Ultimately, the aim was to “attract more ships to use the Suez Canal” and improve the its standing as “an important international maritime route,” according to the official Suez Canal website. The expansion is predicted to raise canal revenues from $5.3 billion in 2014 to more than $13.2 billion by 2023, create jobs for Egyptian youth and “maximize competitiveness of the Suez Canal,” officials promised, although independent observers have greeted these calculations with healthy skepticism.
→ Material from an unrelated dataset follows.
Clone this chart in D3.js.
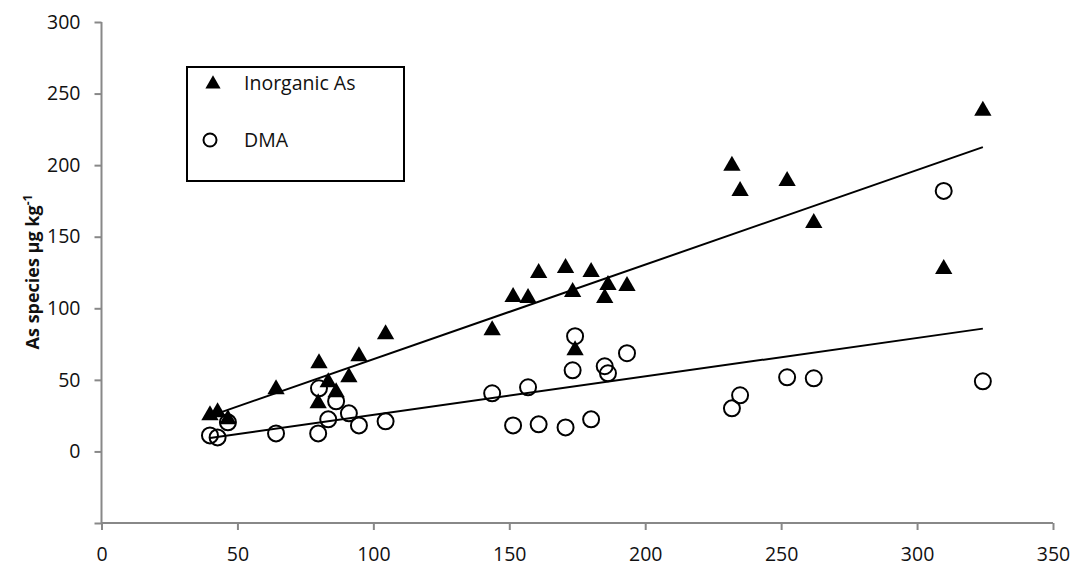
<!DOCTYPE html>
<html>
<head>
<meta charset="utf-8">
<script src="https://cdn.jsdelivr.net/npm/d3@7"></script>
<style>
  body { margin: 0; background: #fff; }
  svg { display: block; font-family: "Open Sans", "Liberation Sans", sans-serif; }
</style>
</head>
<body>
<div id="chart"></div>
<script>
// total As (x) for each sample, with species concentrations
const totalAs = [39.9, 42.7, 46.5, 64.2, 80.0, 79.7, 83.4, 86.3, 91.0, 94.7, 104.5,
  143.7, 151.4, 156.9, 160.8, 170.7, 180.1, 173.3, 174.2, 186.3, 185.1, 193.3,
  231.9, 234.9, 252.2, 262.0, 309.8, 324.2];
const inorganicAs = [25.2, 27.3, 22.4, 43.4, 61.6, 33.6, 48.3, 41.3, 51.8, 66.5, 81.9,
  84.7, 107.8, 107.1, 124.6, 128.1, 125.3, 111.3, 70.7, 116.2, 107.1, 115.5,
  199.5, 182.0, 189.0, 159.6, 127.4, 238.0];
const dma = [11.2, 9.8, 20.3, 12.6, 44.1, 12.6, 22.4, 35.0, 26.6, 18.2, 21.0,
  40.6, 18.2, 44.8, 18.9, 16.8, 22.4, 56.7, 80.5, 54.6, 59.5, 68.6,
  30.1, 39.2, 51.8, 51.1, 182.0, 49.0];

const xTicks = [0, 50, 100, 150, 200, 250, 300, 350];
const yTicks = [-50, 0, 50, 100, 150, 200, 250, 300];
const seriesNames = ["Inorganic As", "DMA"];

const width = 1076, height = 570;
const margin = { top: 22, right: 23, bottom: 47, left: 101.5 };
const font = '"Open Sans", "Liberation Sans", sans-serif';

const svg = d3.select("#chart").append("svg")
  .attr("width", width)
  .attr("height", height);

const x = d3.scaleLinear().domain([0, 350]).range([margin.left, width - margin.right]);
const y = d3.scaleLinear().domain([-50, 300]).range([height - margin.bottom, margin.top]);

// axes
const xAxis = svg.append("g")
  .attr("transform", `translate(0,${y(-50)})`)
  .call(d3.axisBottom(x).tickValues(xTicks).tickSize(7).tickPadding(17));
const yAxis = svg.append("g")
  .attr("transform", `translate(${x(0)},0)`)
  .call(d3.axisLeft(y).tickValues(yTicks).tickSize(7).tickPadding(14)
    .tickFormat(d => d < 0 ? "" : d));

[xAxis, yAxis].forEach(g => {
  g.attr("font-family", font).attr("font-size", 19.5);
  g.selectAll("path, line").attr("stroke", "#888").attr("stroke-width", 2);
  g.selectAll("text").attr("fill", "#111");
});
yAxis.select(".domain").attr("d", `M0,${y(300)}V${y(-50)}`);
xAxis.select(".domain").attr("d", `M${x(0)},0H${x(350)}`);

// y label
const yLabel = svg.append("text")
  .attr("transform", `translate(39,${272}) rotate(-90)`)
  .attr("text-anchor", "middle")
  .attr("font-size", 18)
  .attr("font-weight", "bold")
  .attr("fill", "#111");
yLabel.append("tspan").text("As species μg kg");
yLabel.append("tspan").attr("dy", -7).attr("font-size", 12).text("-1");

// linear regression for trend lines
function fit(xs, ys) {
  const mx = d3.mean(xs), my = d3.mean(ys);
  const b = d3.sum(xs, (v, i) => (v - mx) * (ys[i] - my)) / d3.sum(xs, v => (v - mx) ** 2);
  return [b, my - b * mx];
}
const xExt = d3.extent(totalAs);
[inorganicAs, dma].forEach(vals => {
  const [b, a] = fit(totalAs, vals);
  svg.append("line")
    .attr("x1", x(xExt[0])).attr("y1", y(a + b * xExt[0]))
    .attr("x2", x(xExt[1])).attr("y2", y(a + b * xExt[1]))
    .attr("stroke", "#000").attr("stroke-width", 2);
});

const triangle = d3.symbol().type(d3.symbolTriangle).size(130);

// DMA circles
svg.append("g").selectAll("circle")
  .data(dma)
  .join("circle")
  .attr("cx", (d, i) => x(totalAs[i]))
  .attr("cy", d => y(d))
  .attr("r", 8)
  .attr("fill", "none")
  .attr("stroke", "#000")
  .attr("stroke-width", 2);

// inorganic triangles
svg.append("g").selectAll("path")
  .data(inorganicAs)
  .join("path")
  .attr("d", triangle)
  .attr("transform", (d, i) => `translate(${x(totalAs[i])},${y(d)})`)
  .attr("fill", "#000");

// legend
const legend = svg.append("g");
legend.append("rect")
  .attr("x", 187).attr("y", 67).attr("width", 217).attr("height", 114)
  .attr("fill", "#fff").attr("stroke", "#000").attr("stroke-width", 2);
legend.append("path")
  .attr("d", d3.symbol().type(d3.symbolTriangle).size(100))
  .attr("transform", "translate(213,84)").attr("fill", "#000");
legend.append("circle")
  .attr("cx", 210).attr("cy", 140).attr("r", 6.5)
  .attr("fill", "none").attr("stroke", "#000").attr("stroke-width", 2);
legend.selectAll("text")
  .data(seriesNames)
  .join("text")
  .attr("x", 244)
  .attr("y", (d, i) => 83 + i * 57)
  .attr("dy", "0.35em")
  .attr("font-size", 19.5)
  .attr("fill", "#111")
  .text(d => d);
</script>
</body>
</html>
Underlying these claims was a sense of competition between Suez and Panama that, at times, played out comically:

Despite the expansion, revenues for the Suez Canal dropped in 2015 to $5.175 billion from $5.465 billion the previous year. One factor was an overall global decline in shipping. Another is the strength of the U.S. dollar, which can lower revenues given that the Suez Canal’s transit tolls are calculated using a combination of several currencies, including the euro, U.S. dollar and British pound. A global slump in fuel prices, meanwhile, meant that for some ships, it was actually less expensive to sail around South Africa than to pay transit fees for the Suez Canal.

Egypt deployed number of tactics to draw traffic back to the Suez Canal, but the Panama upgrade could jeopardize those efforts.

Starting March 7, the Suez Canal Authority cut tolls by 30 percent for certain ships, the Journal of Commerce reported. The discount lasted until June 5, although the authority has the ability to renew it. It applied to ships sailing from the Port of New York and New Jersey to destinations in Southeast Asia.

In February, Egypt also opened a new shipping channel connecting the East Port Said Harbor with the Mediterranean Sea. It was supposed to alleviate congestion at the entrance to the Suez, where ships that wanted to enter the harbor previously had to wait, in order to use one of its channels.

The Suez Canal opened Nov. 17, 1869, although efforts to connect the Mediterranean Sea with the Red Sea date as far back as the age of Pharoah Senwosret III, who ruled from roughly 1878 to 1840 B.C. The canal in its modern iteration represented the first water route between those two bodies of water, but as numerous economists and experts have pointed out, the 21st-century update of the Suez Canal doesn’t represent nearly as momentous a change — especially when it has the Panama Canal as its rival.